SUPPLIED INFORMATION =
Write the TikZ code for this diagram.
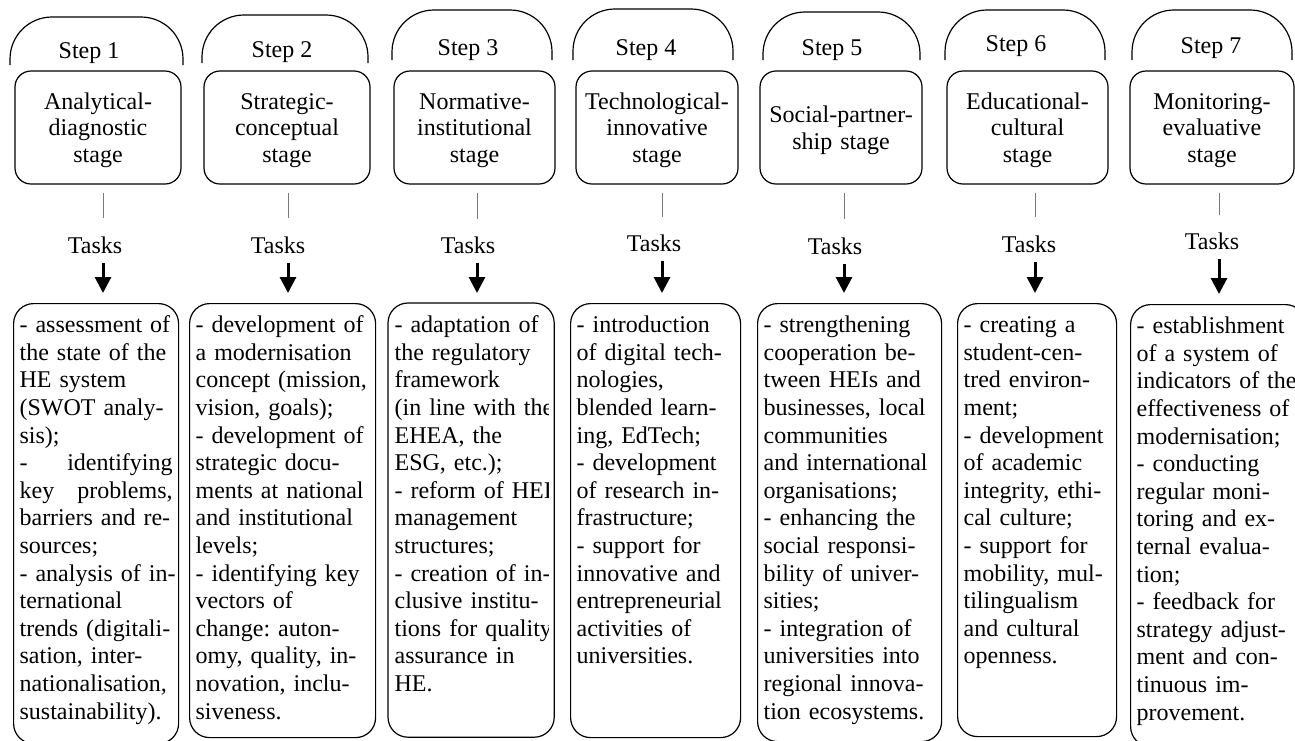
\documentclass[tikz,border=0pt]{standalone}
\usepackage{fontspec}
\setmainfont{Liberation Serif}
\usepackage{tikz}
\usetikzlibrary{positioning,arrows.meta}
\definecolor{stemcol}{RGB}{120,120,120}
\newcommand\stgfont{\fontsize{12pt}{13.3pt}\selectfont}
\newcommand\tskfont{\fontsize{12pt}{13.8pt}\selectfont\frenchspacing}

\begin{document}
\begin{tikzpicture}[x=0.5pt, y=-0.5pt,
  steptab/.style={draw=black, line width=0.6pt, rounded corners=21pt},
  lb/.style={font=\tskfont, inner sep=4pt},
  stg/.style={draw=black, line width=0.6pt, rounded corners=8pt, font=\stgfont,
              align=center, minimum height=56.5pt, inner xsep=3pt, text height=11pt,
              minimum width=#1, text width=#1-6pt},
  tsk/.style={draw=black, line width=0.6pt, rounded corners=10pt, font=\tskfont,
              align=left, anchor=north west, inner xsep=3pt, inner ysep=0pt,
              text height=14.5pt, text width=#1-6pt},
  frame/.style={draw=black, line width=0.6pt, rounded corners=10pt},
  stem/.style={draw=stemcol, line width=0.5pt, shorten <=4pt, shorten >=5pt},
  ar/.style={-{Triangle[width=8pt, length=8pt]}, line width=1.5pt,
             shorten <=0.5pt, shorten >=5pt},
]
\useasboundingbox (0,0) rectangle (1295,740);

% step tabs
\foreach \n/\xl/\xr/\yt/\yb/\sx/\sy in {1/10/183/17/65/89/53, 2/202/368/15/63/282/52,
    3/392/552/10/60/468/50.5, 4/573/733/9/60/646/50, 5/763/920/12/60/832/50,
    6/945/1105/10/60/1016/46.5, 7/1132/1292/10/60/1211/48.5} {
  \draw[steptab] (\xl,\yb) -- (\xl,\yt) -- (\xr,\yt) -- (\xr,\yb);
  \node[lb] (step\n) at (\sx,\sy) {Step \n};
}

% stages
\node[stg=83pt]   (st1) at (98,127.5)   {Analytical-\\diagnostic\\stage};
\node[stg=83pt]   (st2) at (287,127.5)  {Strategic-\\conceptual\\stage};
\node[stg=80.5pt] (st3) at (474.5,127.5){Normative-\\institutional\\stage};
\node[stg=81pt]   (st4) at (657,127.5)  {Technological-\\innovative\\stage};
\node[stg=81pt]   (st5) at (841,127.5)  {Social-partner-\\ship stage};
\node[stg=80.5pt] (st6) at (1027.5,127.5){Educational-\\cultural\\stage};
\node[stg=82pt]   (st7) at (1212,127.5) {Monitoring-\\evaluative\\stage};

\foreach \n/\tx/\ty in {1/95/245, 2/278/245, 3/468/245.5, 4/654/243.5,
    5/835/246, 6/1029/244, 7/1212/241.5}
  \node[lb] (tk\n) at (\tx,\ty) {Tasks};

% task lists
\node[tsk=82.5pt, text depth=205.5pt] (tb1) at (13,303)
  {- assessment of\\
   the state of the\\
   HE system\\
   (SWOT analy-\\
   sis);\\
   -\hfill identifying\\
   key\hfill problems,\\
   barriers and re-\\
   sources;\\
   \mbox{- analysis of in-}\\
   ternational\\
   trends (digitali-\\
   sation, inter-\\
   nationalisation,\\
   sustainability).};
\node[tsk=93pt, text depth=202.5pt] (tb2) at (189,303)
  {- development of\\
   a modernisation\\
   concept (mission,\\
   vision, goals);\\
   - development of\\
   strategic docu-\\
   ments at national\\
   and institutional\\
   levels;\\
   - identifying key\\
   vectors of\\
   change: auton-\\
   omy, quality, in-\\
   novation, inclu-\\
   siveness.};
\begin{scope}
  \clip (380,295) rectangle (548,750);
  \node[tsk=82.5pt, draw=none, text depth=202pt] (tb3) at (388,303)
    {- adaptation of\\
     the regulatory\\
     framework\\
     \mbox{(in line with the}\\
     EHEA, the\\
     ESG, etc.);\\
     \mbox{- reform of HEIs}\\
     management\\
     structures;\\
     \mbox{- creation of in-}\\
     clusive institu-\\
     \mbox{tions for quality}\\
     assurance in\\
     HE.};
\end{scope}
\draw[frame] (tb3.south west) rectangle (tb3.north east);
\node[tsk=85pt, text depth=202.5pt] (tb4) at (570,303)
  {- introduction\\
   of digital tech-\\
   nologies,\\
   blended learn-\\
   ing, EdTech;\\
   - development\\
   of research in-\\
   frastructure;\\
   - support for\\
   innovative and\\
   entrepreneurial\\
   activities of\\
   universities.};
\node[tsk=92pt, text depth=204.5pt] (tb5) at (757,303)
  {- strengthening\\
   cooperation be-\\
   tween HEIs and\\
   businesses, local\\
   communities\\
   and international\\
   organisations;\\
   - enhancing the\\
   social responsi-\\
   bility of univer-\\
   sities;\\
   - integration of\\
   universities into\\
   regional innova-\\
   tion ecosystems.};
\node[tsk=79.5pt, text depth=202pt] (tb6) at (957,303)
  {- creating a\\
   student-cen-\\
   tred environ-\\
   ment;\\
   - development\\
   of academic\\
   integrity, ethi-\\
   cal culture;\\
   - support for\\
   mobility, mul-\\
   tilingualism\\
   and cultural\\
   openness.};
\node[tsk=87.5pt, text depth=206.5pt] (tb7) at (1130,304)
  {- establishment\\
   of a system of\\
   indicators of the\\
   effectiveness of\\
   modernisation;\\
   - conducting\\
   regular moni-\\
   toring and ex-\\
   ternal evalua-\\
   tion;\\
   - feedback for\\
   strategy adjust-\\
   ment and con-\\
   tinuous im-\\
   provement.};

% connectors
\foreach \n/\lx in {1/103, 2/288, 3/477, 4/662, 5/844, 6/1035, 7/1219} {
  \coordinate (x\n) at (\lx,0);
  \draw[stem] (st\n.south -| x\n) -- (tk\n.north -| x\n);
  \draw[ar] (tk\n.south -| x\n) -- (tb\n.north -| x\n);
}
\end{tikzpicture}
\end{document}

GIVEN EXERCISE = Skip the pictures, then retype every line above exactly.

COMPLETED EXERCISE =
Write the TikZ code for this diagram.
\documentclass[tikz,border=0pt]{standalone}
\usepackage{fontspec}
\setmainfont{Liberation Serif}
\usepackage{tikz}
\usetikzlibrary{positioning,arrows.meta}
\definecolor{stemcol}{RGB}{120,120,120}
\newcommand\stgfont{\fontsize{12pt}{13.3pt}\selectfont}
\newcommand\tskfont{\fontsize{12pt}{13.8pt}\selectfont\frenchspacing}

\begin{document}
\begin{tikzpicture}[x=0.5pt, y=-0.5pt,
  steptab/.style={draw=black, line width=0.6pt, rounded corners=21pt},
  lb/.style={font=\tskfont, inner sep=4pt},
  stg/.style={draw=black, line width=0.6pt, rounded corners=8pt, font=\stgfont,
              align=center, minimum height=56.5pt, inner xsep=3pt, text height=11pt,
              minimum width=#1, text width=#1-6pt},
  tsk/.style={draw=black, line width=0.6pt, rounded corners=10pt, font=\tskfont,
              align=left, anchor=north west, inner xsep=3pt, inner ysep=0pt,
              text height=14.5pt, text width=#1-6pt},
  frame/.style={draw=black, line width=0.6pt, rounded corners=10pt},
  stem/.style={draw=stemcol, line width=0.5pt, shorten <=4pt, shorten >=5pt},
  ar/.style={-{Triangle[width=8pt, length=8pt]}, line width=1.5pt,
             shorten <=0.5pt, shorten >=5pt},
]
\useasboundingbox (0,0) rectangle (1295,740);

% step tabs
\foreach \n/\xl/\xr/\yt/\yb/\sx/\sy in {1/10/183/17/65/89/53, 2/202/368/15/63/282/52,
    3/392/552/10/60/468/50.5, 4/573/733/9/60/646/50, 5/763/920/12/60/832/50,
    6/945/1105/10/60/1016/46.5, 7/1132/1292/10/60/1211/48.5} {
  \draw[steptab] (\xl,\yb) -- (\xl,\yt) -- (\xr,\yt) -- (\xr,\yb);
  \node[lb] (step\n) at (\sx,\sy) {Step \n};
}

% stages
\node[stg=83pt]   (st1) at (98,127.5)   {Analytical-\\diagnostic\\stage};
\node[stg=83pt]   (st2) at (287,127.5)  {Strategic-\\conceptual\\stage};
\node[stg=80.5pt] (st3) at (474.5,127.5){Normative-\\institutional\\stage};
\node[stg=81pt]   (st4) at (657,127.5)  {Technological-\\innovative\\stage};
\node[stg=81pt]   (st5) at (841,127.5)  {Social-partner-\\ship stage};
\node[stg=80.5pt] (st6) at (1027.5,127.5){Educational-\\cultural\\stage};
\node[stg=82pt]   (st7) at (1212,127.5) {Monitoring-\\evaluative\\stage};

\foreach \n/\tx/\ty in {1/95/245, 2/278/245, 3/468/245.5, 4/654/243.5,
    5/835/246, 6/1029/244, 7/1212/241.5}
  \node[lb] (tk\n) at (\tx,\ty) {Tasks};

% task lists
\node[tsk=82.5pt, text depth=205.5pt] (tb1) at (13,303)
  {- assessment of\\
   the state of the\\
   HE system\\
   (SWOT analy-\\
   sis);\\
   -\hfill identifying\\
   key\hfill problems,\\
   barriers and re-\\
   sources;\\
   \mbox{- analysis of in-}\\
   ternational\\
   trends (digitali-\\
   sation, inter-\\
   nationalisation,\\
   sustainability).};
\node[tsk=93pt, text depth=202.5pt] (tb2) at (189,303)
  {- development of\\
   a modernisation\\
   concept (mission,\\
   vision, goals);\\
   - development of\\
   strategic docu-\\
   ments at national\\
   and institutional\\
   levels;\\
   - identifying key\\
   vectors of\\
   change: auton-\\
   omy, quality, in-\\
   novation, inclu-\\
   siveness.};
\begin{scope}
  \clip (380,295) rectangle (548,750);
  \node[tsk=82.5pt, draw=none, text depth=202pt] (tb3) at (388,303)
    {- adaptation of\\
     the regulatory\\
     framework\\
     \mbox{(in line with the}\\
     EHEA, the\\
     ESG, etc.);\\
     \mbox{- reform of HEIs}\\
     management\\
     structures;\\
     \mbox{- creation of in-}\\
     clusive institu-\\
     \mbox{tions for quality}\\
     assurance in\\
     HE.};
\end{scope}
\draw[frame] (tb3.south west) rectangle (tb3.north east);
\node[tsk=85pt, text depth=202.5pt] (tb4) at (570,303)
  {- introduction\\
   of digital tech-\\
   nologies,\\
   blended learn-\\
   ing, EdTech;\\
   - development\\
   of research in-\\
   frastructure;\\
   - support for\\
   innovative and\\
   entrepreneurial\\
   activities of\\
   universities.};
\node[tsk=92pt, text depth=204.5pt] (tb5) at (757,303)
  {- strengthening\\
   cooperation be-\\
   tween HEIs and\\
   businesses, local\\
   communities\\
   and international\\
   organisations;\\
   - enhancing the\\
   social responsi-\\
   bility of univer-\\
   sities;\\
   - integration of\\
   universities into\\
   regional innova-\\
   tion ecosystems.};
\node[tsk=79.5pt, text depth=202pt] (tb6) at (957,303)
  {- creating a\\
   student-cen-\\
   tred environ-\\
   ment;\\
   - development\\
   of academic\\
   integrity, ethi-\\
   cal culture;\\
   - support for\\
   mobility, mul-\\
   tilingualism\\
   and cultural\\
   openness.};
\node[tsk=87.5pt, text depth=206.5pt] (tb7) at (1130,304)
  {- establishment\\
   of a system of\\
   indicators of the\\
   effectiveness of\\
   modernisation;\\
   - conducting\\
   regular moni-\\
   toring and ex-\\
   ternal evalua-\\
   tion;\\
   - feedback for\\
   strategy adjust-\\
   ment and con-\\
   tinuous im-\\
   provement.};

% connectors
\foreach \n/\lx in {1/103, 2/288, 3/477, 4/662, 5/844, 6/1035, 7/1219} {
  \coordinate (x\n) at (\lx,0);
  \draw[stem] (st\n.south -| x\n) -- (tk\n.north -| x\n);
  \draw[ar] (tk\n.south -| x\n) -- (tb\n.north -| x\n);
}
\end{tikzpicture}
\end{document}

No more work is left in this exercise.